*Task input*.

=-=-=

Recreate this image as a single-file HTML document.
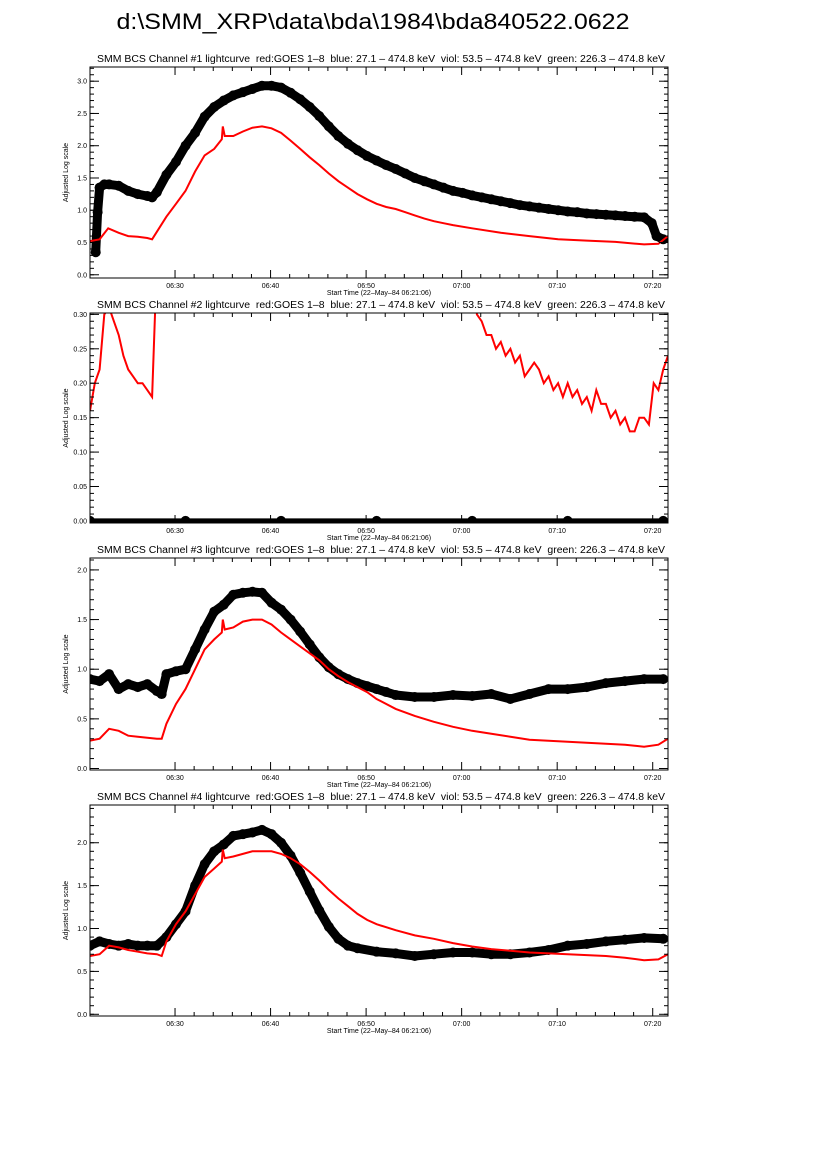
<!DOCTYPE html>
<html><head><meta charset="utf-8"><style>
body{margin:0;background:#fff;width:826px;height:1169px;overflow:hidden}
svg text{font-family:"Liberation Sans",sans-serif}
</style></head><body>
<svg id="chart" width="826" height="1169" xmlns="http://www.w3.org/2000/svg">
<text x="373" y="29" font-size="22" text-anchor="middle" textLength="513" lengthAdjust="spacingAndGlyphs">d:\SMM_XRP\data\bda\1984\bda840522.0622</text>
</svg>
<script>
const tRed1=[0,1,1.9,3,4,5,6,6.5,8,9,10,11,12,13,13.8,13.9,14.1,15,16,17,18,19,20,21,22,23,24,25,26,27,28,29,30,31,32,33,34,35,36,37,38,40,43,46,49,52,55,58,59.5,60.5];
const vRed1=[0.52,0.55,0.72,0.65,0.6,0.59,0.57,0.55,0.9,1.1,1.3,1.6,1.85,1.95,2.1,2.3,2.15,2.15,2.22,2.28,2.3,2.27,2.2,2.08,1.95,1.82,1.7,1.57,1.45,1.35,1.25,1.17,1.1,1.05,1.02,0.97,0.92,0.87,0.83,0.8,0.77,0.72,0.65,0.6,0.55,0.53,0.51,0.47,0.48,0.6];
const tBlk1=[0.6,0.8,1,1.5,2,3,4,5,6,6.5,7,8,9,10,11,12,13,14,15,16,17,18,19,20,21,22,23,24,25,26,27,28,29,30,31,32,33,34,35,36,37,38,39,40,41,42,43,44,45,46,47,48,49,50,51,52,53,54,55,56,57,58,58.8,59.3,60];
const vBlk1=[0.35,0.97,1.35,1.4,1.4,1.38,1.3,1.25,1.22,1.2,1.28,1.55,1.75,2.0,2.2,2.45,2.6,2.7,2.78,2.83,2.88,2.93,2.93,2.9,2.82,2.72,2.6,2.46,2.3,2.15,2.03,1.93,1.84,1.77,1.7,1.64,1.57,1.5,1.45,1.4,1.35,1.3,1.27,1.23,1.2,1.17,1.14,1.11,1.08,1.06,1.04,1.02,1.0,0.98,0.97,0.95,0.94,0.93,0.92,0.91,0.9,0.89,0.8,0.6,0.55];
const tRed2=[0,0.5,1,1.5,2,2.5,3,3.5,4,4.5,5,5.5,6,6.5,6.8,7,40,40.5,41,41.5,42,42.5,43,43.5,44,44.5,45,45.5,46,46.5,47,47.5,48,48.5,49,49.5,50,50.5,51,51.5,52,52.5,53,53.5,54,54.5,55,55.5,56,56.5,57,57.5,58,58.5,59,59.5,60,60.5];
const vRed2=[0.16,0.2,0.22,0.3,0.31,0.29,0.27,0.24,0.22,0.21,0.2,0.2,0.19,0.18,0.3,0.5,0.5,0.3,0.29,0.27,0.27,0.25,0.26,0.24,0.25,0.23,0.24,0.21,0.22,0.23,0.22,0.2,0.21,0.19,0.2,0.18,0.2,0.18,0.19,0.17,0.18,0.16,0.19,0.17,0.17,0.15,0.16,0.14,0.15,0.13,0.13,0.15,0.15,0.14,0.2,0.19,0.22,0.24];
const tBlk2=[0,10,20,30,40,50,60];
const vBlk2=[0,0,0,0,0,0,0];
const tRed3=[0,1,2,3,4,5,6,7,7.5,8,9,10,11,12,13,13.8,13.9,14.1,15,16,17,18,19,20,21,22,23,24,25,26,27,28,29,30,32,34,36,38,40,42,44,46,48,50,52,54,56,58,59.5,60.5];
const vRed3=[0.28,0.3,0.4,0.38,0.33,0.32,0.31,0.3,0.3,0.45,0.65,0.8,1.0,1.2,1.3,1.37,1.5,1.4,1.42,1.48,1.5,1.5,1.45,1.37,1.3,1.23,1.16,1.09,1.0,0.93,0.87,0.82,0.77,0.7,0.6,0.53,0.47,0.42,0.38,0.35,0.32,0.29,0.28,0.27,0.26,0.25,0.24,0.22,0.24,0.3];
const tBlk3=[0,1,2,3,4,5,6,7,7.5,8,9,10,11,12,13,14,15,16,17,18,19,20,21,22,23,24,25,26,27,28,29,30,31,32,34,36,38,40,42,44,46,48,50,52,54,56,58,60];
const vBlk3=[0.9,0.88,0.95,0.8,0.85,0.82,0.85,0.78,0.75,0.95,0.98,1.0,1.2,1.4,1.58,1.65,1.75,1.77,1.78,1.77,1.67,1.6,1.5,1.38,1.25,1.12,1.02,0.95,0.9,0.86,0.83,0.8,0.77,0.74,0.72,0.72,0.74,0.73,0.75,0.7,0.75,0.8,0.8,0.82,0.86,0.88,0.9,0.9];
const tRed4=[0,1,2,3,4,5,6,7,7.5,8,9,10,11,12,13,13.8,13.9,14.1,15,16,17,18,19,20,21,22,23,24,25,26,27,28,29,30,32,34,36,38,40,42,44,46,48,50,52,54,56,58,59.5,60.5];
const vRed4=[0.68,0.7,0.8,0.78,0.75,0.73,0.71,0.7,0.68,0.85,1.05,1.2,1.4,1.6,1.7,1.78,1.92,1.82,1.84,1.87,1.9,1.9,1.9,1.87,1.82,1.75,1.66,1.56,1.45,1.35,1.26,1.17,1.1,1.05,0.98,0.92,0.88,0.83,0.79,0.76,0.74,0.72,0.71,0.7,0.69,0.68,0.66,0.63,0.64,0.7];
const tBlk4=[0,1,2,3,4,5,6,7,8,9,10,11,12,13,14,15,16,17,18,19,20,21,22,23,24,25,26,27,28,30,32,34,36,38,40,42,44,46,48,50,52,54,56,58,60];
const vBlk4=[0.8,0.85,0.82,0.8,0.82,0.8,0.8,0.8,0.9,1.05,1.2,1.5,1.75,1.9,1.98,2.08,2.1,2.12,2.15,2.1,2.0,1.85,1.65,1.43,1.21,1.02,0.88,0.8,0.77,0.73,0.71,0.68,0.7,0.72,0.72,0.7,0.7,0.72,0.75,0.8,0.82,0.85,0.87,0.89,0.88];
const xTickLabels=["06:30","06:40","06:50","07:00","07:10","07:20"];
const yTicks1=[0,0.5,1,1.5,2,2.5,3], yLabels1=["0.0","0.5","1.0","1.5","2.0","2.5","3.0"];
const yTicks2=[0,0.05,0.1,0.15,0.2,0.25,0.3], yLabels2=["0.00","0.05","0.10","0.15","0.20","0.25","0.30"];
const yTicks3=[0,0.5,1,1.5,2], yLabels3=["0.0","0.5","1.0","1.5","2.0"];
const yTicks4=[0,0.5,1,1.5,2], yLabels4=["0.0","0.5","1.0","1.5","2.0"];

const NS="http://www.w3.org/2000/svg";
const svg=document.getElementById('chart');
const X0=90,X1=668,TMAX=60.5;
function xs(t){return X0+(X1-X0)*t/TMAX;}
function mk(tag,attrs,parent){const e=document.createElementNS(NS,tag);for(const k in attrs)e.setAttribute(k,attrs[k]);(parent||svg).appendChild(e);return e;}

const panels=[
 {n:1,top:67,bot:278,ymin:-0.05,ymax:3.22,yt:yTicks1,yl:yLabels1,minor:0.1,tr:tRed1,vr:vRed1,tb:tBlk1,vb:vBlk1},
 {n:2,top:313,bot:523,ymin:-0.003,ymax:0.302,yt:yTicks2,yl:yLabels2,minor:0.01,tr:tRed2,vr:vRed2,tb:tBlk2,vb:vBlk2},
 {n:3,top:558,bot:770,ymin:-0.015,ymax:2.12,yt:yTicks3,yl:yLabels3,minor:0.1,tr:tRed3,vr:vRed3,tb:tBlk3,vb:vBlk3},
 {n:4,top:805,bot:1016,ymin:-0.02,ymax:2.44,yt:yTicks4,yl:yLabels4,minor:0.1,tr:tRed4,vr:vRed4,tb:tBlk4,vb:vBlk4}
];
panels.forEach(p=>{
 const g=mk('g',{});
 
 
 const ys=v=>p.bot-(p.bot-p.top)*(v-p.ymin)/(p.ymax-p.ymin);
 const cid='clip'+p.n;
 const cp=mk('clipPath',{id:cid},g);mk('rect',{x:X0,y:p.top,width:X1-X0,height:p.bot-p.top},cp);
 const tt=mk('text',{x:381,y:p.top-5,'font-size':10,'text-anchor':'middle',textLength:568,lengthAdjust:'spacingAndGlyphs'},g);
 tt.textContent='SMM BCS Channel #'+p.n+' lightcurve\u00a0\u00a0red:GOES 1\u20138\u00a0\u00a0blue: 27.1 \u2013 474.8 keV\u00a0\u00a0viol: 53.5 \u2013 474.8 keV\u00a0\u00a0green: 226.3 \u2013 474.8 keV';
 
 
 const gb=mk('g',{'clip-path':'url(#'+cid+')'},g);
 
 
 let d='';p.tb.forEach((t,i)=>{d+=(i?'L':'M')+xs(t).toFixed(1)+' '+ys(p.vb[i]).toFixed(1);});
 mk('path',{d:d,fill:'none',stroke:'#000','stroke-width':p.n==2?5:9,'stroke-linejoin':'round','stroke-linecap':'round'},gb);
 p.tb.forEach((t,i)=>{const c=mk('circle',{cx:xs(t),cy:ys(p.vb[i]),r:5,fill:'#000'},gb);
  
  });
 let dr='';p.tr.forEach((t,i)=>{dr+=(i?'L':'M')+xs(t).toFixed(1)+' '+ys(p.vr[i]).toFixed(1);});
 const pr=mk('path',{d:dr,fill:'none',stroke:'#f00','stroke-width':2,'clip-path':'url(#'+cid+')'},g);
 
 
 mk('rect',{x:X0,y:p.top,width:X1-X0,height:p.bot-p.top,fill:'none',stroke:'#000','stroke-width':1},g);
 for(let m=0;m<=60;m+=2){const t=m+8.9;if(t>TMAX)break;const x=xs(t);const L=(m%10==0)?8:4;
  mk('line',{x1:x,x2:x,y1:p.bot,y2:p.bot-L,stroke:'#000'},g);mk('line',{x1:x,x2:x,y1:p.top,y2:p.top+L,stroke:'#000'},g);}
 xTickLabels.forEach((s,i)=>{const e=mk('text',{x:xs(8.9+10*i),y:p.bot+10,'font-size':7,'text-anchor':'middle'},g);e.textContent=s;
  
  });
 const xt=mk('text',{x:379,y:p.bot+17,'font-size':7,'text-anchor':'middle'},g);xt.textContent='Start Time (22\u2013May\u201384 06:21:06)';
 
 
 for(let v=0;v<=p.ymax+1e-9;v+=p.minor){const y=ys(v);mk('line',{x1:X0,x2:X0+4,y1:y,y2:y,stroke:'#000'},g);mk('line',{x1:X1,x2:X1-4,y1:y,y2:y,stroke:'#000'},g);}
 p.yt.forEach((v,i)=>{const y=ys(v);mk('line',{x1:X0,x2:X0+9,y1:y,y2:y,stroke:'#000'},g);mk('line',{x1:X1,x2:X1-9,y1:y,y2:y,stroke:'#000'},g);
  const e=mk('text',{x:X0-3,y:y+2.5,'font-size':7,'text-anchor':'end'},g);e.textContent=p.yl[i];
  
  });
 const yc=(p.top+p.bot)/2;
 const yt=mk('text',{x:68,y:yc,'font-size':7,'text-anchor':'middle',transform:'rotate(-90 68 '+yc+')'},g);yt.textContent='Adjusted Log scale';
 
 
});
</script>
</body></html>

=-=-=

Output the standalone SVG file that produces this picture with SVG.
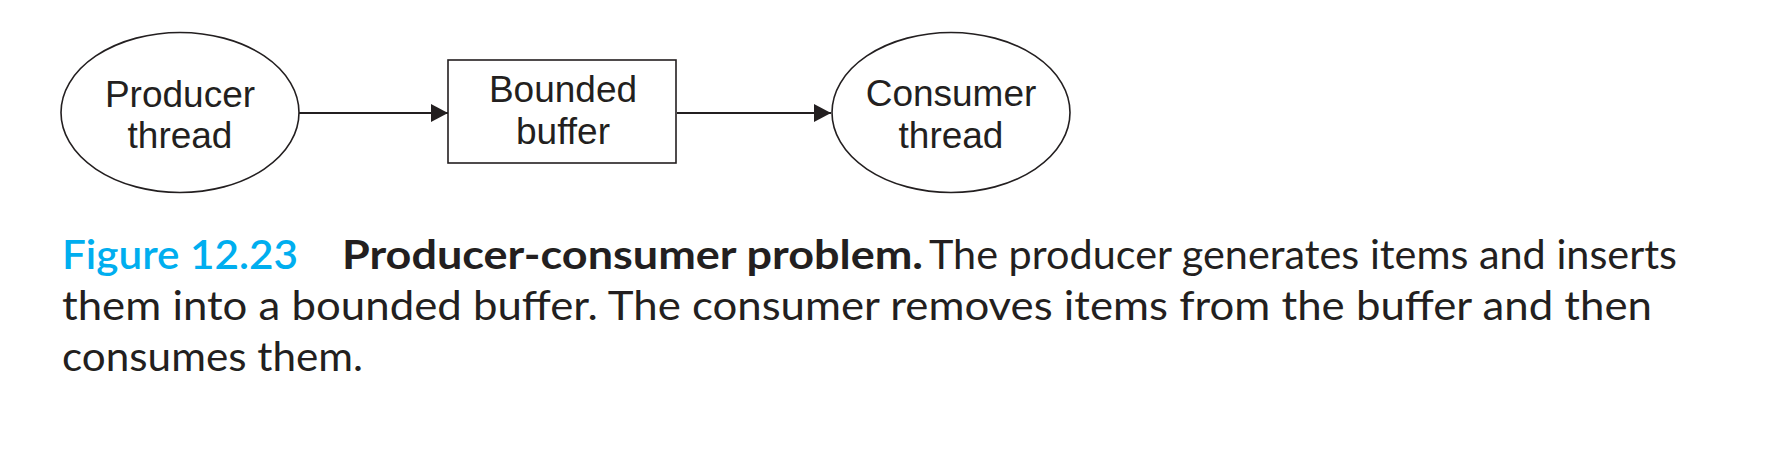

=-=-=

*What to produce*. In the listing, find each line with the string "this" and copy it.

*Exercise result*.
Recreate this image as a single-file HTML document.
Output the standalone SVG file that produces this picture with SVG.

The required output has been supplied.